[Start of Dataset records]
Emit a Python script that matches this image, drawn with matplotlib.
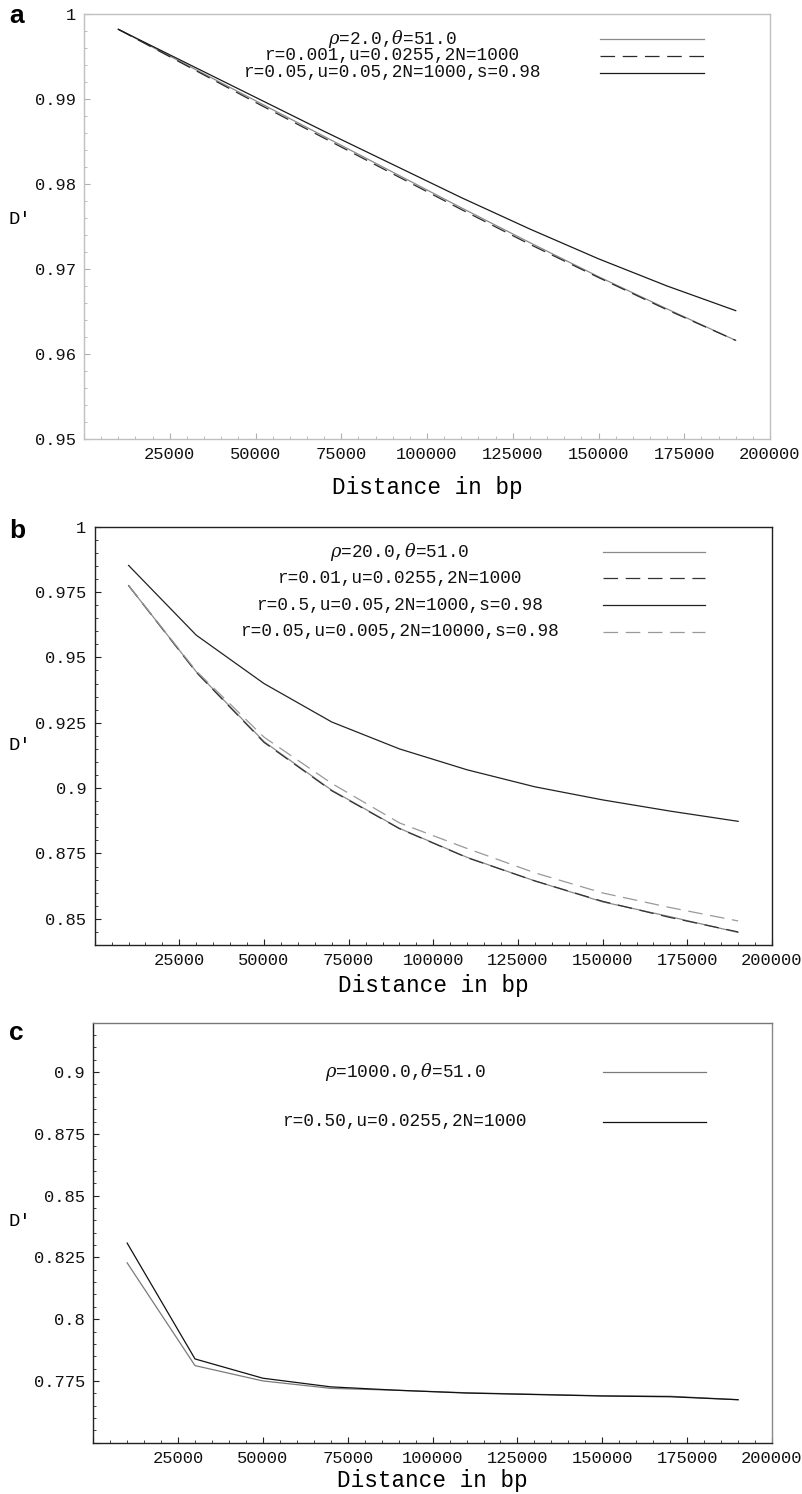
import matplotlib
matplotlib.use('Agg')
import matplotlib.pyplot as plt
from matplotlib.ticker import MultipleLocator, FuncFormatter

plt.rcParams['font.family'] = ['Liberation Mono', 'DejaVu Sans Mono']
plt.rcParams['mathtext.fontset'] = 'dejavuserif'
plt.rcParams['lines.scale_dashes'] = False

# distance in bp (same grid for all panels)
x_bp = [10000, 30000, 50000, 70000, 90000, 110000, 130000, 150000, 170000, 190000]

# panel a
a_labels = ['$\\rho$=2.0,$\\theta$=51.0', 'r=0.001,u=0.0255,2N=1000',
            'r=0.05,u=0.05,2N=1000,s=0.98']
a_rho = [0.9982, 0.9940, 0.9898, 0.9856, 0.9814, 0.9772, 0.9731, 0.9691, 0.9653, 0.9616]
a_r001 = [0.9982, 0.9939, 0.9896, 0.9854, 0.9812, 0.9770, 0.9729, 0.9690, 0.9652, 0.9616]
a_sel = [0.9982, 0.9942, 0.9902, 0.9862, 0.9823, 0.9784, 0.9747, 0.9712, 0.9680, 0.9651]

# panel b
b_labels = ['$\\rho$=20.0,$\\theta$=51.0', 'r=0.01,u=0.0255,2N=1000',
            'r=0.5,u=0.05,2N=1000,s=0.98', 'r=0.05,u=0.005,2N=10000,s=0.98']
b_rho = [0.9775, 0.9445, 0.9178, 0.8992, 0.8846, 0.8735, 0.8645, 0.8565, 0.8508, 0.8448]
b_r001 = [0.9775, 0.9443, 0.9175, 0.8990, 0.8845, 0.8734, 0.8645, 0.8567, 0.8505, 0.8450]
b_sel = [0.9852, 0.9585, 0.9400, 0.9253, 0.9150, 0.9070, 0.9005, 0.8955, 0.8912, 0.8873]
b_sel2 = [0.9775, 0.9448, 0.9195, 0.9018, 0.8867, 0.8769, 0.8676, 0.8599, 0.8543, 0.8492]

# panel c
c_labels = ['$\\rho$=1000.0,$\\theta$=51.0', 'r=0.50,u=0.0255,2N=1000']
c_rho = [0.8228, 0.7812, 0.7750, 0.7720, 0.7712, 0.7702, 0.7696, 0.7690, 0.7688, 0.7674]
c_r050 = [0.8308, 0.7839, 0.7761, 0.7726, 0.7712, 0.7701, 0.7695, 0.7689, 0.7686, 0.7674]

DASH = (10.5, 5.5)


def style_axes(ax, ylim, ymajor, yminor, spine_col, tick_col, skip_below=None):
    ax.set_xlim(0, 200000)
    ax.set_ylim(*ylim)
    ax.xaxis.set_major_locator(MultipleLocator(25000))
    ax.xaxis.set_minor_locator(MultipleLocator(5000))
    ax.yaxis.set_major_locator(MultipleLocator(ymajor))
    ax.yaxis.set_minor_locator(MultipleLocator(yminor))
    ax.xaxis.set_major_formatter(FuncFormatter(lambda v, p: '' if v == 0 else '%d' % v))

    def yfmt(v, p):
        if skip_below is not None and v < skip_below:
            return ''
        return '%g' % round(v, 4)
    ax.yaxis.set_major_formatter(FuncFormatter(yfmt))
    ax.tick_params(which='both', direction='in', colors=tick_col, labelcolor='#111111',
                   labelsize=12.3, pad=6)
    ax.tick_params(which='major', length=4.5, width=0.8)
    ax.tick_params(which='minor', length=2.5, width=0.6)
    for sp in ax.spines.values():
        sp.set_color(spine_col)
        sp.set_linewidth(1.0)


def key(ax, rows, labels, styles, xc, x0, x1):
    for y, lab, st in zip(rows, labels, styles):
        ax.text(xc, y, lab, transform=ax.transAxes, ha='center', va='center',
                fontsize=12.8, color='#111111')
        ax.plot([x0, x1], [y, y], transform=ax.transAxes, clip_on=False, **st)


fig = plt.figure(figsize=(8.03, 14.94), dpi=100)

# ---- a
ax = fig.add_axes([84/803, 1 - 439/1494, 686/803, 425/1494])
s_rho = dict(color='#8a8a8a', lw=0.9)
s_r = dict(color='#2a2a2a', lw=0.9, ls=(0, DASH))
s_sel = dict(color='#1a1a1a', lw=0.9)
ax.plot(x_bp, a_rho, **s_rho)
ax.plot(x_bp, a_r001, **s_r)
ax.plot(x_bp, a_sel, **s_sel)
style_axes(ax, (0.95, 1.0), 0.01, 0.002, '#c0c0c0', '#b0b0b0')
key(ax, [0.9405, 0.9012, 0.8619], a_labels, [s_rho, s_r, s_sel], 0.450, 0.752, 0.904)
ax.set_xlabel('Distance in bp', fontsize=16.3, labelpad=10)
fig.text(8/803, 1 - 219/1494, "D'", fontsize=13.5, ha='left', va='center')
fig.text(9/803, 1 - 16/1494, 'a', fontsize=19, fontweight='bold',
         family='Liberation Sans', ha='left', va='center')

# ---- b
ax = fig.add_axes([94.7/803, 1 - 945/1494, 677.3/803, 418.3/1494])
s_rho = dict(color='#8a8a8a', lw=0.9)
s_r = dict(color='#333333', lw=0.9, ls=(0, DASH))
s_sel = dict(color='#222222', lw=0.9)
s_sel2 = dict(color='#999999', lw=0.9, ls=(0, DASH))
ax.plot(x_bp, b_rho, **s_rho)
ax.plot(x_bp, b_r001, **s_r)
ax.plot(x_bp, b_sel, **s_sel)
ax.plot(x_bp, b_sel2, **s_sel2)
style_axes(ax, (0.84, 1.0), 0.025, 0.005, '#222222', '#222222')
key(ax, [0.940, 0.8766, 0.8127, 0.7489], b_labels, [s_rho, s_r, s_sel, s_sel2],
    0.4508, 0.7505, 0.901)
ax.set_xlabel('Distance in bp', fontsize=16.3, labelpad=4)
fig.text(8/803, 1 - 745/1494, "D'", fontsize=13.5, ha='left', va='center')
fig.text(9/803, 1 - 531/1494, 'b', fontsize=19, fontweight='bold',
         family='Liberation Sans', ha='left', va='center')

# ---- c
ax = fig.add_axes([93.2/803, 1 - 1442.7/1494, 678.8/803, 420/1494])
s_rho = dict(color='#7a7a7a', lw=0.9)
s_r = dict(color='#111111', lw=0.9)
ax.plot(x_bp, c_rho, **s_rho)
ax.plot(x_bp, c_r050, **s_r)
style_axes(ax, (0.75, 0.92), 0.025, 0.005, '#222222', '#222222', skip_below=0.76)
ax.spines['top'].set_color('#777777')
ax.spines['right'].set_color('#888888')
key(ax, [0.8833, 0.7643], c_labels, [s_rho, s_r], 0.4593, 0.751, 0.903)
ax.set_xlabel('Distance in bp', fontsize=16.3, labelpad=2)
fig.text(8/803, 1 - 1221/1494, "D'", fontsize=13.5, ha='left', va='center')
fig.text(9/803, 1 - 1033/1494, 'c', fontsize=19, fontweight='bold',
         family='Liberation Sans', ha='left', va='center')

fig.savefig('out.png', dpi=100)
[End of Dataset records]
[Start of Dataset records]
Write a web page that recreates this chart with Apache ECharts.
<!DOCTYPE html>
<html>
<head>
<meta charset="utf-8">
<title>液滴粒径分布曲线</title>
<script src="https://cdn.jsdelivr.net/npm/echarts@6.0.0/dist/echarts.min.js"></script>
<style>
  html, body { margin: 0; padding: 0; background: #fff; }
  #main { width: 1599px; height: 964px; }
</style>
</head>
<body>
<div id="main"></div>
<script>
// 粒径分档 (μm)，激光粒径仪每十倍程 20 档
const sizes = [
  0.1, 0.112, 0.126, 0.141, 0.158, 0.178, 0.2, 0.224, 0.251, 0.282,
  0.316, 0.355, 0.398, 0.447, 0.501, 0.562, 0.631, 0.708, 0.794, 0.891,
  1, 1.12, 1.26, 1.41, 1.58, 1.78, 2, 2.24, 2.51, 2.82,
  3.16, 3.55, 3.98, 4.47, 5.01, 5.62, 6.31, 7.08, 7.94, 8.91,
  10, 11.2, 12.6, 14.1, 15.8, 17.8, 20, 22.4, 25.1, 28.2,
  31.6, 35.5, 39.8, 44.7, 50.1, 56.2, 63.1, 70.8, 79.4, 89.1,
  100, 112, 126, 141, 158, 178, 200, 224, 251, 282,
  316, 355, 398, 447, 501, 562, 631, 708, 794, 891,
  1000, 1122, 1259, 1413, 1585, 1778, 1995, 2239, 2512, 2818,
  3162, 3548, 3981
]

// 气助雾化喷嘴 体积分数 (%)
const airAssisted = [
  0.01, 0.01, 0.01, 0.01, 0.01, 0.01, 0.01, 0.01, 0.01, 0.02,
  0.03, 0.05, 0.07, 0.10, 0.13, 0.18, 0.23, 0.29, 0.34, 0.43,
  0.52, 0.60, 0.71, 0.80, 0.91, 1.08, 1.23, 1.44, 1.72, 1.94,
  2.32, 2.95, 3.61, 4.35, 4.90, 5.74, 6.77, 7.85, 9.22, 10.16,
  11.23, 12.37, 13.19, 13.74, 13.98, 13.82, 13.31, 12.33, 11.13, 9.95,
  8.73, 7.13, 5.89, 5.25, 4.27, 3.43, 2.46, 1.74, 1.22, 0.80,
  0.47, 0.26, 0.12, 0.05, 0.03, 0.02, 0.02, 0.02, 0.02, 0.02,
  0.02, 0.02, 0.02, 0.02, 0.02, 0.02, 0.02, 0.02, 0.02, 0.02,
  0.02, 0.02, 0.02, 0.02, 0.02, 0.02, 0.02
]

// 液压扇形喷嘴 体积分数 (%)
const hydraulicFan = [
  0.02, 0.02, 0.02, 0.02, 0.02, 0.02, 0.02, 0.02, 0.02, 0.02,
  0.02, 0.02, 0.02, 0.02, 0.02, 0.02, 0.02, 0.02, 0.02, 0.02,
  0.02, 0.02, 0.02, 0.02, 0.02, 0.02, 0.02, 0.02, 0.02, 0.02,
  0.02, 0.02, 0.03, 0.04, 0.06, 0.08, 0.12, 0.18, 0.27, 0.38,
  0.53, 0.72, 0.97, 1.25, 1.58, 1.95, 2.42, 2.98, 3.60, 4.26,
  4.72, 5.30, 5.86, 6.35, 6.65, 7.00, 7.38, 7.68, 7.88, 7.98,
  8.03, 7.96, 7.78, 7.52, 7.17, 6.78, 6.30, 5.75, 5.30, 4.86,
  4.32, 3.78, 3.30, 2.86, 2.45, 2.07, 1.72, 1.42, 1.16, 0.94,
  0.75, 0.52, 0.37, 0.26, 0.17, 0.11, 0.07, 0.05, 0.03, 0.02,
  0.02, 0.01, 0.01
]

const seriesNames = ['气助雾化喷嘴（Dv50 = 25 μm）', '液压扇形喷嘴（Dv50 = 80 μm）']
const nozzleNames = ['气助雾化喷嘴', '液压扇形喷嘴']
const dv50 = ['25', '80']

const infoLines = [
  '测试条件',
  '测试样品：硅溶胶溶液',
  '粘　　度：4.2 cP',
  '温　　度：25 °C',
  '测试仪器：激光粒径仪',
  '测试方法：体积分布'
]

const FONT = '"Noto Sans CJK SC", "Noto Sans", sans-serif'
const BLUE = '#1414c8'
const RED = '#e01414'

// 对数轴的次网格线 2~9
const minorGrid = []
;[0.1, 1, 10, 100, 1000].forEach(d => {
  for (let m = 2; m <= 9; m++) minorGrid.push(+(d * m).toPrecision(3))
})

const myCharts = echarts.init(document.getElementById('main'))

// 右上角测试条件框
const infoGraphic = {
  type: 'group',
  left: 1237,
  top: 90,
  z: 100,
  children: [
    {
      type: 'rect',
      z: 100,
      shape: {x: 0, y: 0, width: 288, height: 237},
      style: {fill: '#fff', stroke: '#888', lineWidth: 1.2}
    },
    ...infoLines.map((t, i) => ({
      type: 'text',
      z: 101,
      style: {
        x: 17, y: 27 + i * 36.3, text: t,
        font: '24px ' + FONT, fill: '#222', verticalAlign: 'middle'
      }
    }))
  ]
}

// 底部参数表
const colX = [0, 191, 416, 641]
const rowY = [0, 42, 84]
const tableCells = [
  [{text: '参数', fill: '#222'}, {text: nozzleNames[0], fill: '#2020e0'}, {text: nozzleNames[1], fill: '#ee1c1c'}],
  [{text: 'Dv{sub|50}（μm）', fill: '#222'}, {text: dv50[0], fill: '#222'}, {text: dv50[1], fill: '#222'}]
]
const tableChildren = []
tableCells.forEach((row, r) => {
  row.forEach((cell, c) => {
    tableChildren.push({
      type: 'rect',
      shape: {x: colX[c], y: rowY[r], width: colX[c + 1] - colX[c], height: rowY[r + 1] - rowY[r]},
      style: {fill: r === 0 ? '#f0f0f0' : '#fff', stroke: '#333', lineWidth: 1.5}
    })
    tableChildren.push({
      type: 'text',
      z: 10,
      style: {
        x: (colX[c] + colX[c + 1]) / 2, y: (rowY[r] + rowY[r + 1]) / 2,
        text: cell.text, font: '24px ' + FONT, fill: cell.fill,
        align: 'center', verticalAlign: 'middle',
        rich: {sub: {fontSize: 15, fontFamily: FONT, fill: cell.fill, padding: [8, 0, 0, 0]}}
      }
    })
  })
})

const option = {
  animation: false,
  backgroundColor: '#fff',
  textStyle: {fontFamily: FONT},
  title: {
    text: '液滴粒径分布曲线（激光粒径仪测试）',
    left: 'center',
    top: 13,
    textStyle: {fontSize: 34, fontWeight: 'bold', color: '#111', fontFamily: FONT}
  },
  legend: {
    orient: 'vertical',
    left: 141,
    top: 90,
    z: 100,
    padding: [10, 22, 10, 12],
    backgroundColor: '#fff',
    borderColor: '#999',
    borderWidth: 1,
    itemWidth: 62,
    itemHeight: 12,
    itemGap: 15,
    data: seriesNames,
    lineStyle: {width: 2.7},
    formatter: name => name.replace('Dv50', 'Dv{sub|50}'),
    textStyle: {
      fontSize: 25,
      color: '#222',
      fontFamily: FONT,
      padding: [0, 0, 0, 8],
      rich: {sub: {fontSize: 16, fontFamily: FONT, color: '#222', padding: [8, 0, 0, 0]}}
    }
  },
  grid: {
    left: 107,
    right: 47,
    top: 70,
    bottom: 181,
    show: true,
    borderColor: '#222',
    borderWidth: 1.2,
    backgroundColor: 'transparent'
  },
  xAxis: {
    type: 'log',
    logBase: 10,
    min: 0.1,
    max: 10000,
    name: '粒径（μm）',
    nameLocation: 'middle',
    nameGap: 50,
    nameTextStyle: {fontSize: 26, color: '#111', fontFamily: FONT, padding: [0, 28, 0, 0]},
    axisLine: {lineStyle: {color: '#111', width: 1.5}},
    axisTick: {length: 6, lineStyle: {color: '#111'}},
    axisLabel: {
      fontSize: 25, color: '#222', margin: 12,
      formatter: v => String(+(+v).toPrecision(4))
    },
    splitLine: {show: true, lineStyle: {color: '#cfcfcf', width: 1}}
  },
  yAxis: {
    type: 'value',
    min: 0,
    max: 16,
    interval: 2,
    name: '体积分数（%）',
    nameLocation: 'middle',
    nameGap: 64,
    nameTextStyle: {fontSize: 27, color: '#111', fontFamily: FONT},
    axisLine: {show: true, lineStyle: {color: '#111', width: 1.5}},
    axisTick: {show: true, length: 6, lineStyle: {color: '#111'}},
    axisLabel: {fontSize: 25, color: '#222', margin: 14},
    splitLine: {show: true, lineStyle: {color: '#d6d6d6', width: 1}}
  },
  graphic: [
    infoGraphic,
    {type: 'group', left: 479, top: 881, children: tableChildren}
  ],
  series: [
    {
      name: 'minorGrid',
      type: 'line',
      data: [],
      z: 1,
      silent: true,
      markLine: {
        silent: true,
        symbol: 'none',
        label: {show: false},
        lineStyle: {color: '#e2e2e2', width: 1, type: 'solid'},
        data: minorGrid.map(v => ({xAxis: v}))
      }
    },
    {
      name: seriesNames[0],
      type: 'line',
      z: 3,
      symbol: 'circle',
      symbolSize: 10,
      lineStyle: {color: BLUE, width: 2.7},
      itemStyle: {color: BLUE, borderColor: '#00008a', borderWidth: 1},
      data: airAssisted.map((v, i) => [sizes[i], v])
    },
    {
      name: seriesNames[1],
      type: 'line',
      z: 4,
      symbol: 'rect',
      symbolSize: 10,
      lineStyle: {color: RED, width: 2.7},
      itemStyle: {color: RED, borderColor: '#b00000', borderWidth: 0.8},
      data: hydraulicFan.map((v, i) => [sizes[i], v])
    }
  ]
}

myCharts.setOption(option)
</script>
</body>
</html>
[End of Dataset records]
» **Written task**: List every line in the records above that contains the word "with".

» **Complete output**:
Emit a Python script that matches this image, drawn with matplotlib.
Write a web page that recreates this chart with Apache ECharts.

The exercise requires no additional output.